'''

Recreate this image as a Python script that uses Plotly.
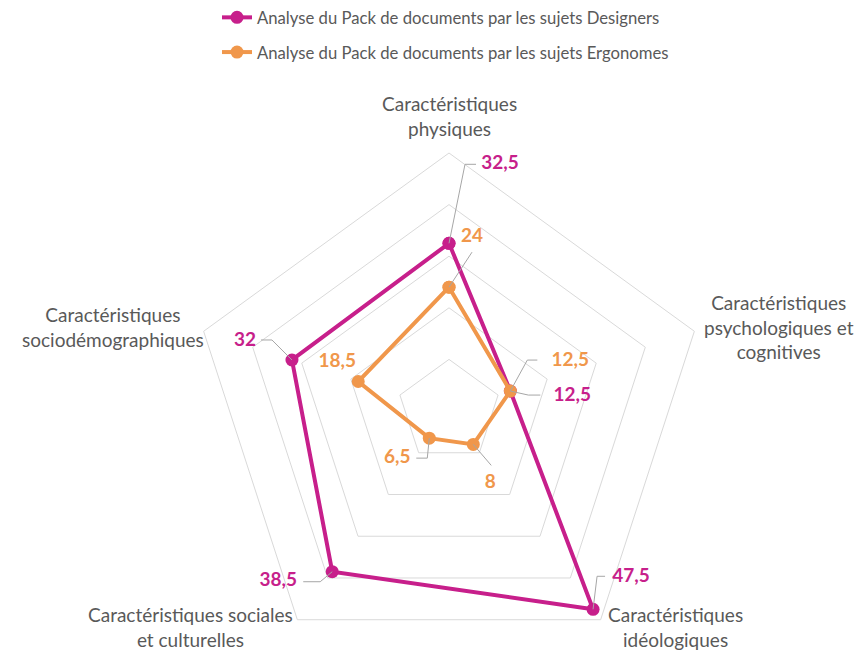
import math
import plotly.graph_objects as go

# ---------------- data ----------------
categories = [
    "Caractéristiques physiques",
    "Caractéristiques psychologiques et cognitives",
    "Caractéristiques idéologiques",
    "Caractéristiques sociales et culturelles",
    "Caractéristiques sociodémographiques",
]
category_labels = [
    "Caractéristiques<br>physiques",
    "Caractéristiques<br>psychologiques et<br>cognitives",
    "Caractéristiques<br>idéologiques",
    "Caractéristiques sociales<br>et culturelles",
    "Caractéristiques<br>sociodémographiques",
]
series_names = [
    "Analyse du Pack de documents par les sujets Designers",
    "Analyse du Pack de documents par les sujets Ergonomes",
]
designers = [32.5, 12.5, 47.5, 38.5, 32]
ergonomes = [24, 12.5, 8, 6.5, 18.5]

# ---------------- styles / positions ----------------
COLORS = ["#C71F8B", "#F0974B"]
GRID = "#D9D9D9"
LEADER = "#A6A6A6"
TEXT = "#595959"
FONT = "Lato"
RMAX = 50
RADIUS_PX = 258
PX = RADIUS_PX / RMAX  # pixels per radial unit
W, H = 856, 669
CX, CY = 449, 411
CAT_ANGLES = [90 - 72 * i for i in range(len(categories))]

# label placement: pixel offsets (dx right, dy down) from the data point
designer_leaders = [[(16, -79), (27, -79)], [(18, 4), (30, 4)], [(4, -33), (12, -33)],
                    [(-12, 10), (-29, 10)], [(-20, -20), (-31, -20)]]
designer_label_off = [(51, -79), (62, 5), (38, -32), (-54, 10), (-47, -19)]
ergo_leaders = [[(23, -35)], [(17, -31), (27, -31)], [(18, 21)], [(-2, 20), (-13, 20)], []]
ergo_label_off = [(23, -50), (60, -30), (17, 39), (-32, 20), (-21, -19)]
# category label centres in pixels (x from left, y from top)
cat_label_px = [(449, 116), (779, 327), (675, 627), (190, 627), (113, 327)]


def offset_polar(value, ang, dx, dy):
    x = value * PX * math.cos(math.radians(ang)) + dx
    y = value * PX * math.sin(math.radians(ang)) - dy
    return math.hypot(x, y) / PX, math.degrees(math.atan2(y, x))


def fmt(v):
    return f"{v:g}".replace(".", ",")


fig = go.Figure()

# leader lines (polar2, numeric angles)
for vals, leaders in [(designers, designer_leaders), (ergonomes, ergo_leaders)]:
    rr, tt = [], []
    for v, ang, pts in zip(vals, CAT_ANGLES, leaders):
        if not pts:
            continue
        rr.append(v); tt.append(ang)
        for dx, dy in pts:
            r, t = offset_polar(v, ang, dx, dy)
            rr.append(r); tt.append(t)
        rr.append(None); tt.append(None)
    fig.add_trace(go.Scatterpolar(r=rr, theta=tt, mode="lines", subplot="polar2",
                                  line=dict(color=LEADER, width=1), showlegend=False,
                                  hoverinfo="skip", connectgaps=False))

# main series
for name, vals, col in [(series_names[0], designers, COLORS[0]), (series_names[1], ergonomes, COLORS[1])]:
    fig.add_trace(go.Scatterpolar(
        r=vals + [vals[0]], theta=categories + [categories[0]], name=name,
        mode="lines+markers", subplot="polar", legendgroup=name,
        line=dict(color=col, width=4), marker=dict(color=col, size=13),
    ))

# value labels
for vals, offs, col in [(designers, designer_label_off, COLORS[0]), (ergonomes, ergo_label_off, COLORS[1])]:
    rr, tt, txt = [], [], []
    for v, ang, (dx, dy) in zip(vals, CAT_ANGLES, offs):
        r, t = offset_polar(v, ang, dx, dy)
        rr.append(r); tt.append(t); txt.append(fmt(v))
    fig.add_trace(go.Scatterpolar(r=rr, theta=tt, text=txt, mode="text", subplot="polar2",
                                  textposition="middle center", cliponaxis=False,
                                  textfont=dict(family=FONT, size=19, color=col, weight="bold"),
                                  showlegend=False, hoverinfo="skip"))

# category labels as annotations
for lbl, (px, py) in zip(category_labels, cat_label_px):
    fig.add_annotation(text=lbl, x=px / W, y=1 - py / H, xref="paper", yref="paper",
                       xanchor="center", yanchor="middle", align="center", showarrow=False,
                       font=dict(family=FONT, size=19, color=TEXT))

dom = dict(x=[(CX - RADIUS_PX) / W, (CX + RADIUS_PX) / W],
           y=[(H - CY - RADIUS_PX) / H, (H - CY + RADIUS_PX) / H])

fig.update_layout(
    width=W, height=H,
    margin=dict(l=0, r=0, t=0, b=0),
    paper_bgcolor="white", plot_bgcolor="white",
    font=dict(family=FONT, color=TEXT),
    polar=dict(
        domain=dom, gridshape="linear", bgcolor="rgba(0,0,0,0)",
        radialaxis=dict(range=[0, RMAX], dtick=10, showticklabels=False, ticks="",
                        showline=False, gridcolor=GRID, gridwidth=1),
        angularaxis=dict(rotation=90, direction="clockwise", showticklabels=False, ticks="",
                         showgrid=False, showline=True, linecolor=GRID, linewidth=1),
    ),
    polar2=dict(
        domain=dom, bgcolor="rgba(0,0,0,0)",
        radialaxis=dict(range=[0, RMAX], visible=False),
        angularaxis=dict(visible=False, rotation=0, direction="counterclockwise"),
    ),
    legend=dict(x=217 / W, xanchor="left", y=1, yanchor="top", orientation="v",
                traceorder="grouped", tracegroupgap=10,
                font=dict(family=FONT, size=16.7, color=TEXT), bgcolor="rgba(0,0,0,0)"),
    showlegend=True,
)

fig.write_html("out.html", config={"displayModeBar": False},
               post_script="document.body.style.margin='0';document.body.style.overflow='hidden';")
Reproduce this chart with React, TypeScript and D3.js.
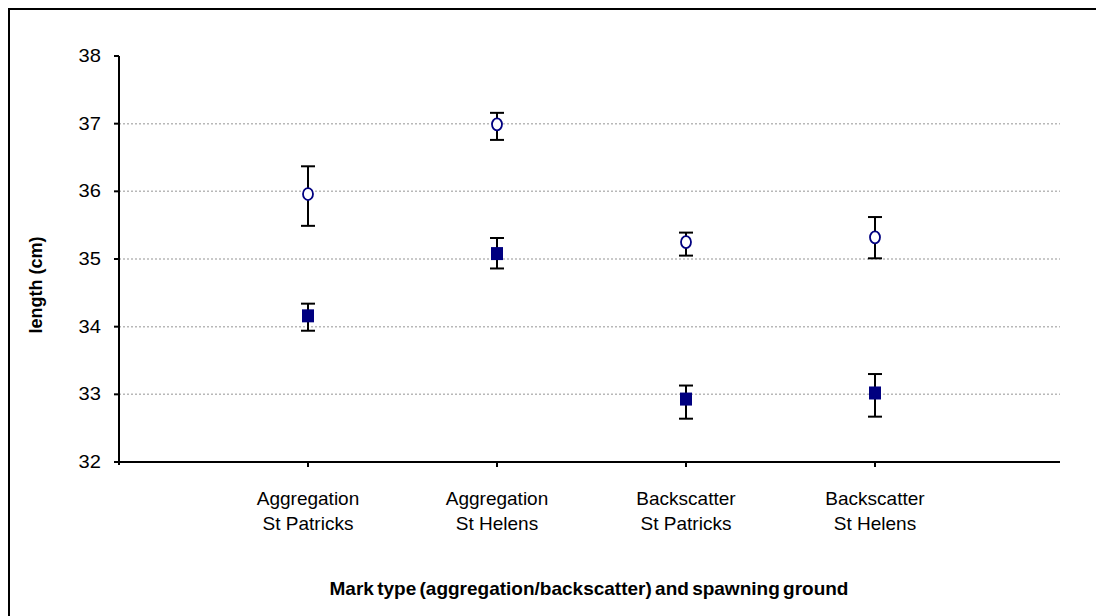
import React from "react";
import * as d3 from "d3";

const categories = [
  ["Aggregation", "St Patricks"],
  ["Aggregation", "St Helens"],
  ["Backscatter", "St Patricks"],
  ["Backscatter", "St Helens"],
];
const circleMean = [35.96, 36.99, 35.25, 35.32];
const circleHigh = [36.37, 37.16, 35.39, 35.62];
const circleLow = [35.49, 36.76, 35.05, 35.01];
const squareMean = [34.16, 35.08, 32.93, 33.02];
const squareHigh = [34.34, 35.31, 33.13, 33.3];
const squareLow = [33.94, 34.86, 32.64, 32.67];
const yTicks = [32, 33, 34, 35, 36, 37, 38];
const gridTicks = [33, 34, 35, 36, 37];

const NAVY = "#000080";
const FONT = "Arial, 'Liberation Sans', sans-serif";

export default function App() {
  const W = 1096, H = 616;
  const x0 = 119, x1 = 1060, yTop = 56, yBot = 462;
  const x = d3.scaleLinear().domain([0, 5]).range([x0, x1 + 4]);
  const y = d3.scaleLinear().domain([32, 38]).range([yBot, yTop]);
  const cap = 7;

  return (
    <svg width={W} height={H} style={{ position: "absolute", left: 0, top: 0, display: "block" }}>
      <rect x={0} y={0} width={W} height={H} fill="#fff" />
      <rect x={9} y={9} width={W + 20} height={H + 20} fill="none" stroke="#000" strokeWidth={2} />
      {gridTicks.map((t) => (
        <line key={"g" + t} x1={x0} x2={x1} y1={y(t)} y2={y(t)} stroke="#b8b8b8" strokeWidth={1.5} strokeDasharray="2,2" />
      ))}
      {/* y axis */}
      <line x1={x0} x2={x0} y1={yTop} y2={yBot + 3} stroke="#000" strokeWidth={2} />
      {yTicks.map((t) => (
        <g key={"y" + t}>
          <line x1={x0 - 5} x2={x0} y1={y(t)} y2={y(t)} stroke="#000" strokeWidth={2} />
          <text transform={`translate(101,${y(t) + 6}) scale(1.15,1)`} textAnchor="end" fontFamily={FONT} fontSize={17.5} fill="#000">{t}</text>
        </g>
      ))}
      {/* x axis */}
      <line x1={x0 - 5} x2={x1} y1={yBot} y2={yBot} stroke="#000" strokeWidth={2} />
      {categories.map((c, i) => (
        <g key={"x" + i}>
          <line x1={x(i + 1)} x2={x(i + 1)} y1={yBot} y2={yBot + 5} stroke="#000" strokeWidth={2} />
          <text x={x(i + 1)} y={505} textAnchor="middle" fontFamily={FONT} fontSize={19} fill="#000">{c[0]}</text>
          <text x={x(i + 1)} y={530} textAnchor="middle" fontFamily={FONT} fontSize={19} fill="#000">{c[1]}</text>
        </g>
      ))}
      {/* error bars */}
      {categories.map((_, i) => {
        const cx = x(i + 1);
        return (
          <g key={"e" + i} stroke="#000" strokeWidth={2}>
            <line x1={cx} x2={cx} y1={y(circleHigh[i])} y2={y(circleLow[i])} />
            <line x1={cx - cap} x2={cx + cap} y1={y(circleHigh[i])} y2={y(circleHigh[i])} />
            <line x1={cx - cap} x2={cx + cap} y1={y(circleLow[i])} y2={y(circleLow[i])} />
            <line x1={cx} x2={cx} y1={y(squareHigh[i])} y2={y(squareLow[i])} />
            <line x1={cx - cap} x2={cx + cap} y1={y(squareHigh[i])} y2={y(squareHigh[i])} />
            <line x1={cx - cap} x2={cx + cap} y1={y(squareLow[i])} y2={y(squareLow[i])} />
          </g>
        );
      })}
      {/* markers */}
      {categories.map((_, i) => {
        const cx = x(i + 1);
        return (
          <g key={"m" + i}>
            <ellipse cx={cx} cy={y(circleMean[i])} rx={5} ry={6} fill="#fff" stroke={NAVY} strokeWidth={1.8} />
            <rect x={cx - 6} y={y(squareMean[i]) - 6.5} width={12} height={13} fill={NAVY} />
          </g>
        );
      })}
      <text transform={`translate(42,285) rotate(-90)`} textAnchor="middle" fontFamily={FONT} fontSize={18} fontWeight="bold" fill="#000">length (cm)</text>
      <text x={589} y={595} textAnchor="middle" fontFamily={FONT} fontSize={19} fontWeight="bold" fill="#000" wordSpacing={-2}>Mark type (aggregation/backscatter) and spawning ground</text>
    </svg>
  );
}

'''

Repeat exactly the lines from the first line of the records above through the line containing "627), (113, 327)]", leaving out the pictures.

Recreate this image as a Python script that uses Plotly.
import math
import plotly.graph_objects as go

# ---------------- data ----------------
categories = [
    "Caractéristiques physiques",
    "Caractéristiques psychologiques et cognitives",
    "Caractéristiques idéologiques",
    "Caractéristiques sociales et culturelles",
    "Caractéristiques sociodémographiques",
]
category_labels = [
    "Caractéristiques<br>physiques",
    "Caractéristiques<br>psychologiques et<br>cognitives",
    "Caractéristiques<br>idéologiques",
    "Caractéristiques sociales<br>et culturelles",
    "Caractéristiques<br>sociodémographiques",
]
series_names = [
    "Analyse du Pack de documents par les sujets Designers",
    "Analyse du Pack de documents par les sujets Ergonomes",
]
designers = [32.5, 12.5, 47.5, 38.5, 32]
ergonomes = [24, 12.5, 8, 6.5, 18.5]

# ---------------- styles / positions ----------------
COLORS = ["#C71F8B", "#F0974B"]
GRID = "#D9D9D9"
LEADER = "#A6A6A6"
TEXT = "#595959"
FONT = "Lato"
RMAX = 50
RADIUS_PX = 258
PX = RADIUS_PX / RMAX  # pixels per radial unit
W, H = 856, 669
CX, CY = 449, 411
CAT_ANGLES = [90 - 72 * i for i in range(len(categories))]

# label placement: pixel offsets (dx right, dy down) from the data point
designer_leaders = [[(16, -79), (27, -79)], [(18, 4), (30, 4)], [(4, -33), (12, -33)],
                    [(-12, 10), (-29, 10)], [(-20, -20), (-31, -20)]]
designer_label_off = [(51, -79), (62, 5), (38, -32), (-54, 10), (-47, -19)]
ergo_leaders = [[(23, -35)], [(17, -31), (27, -31)], [(18, 21)], [(-2, 20), (-13, 20)], []]
ergo_label_off = [(23, -50), (60, -30), (17, 39), (-32, 20), (-21, -19)]
# category label centres in pixels (x from left, y from top)
cat_label_px = [(449, 116), (779, 327), (675, 627), (190, 627), (113, 327)]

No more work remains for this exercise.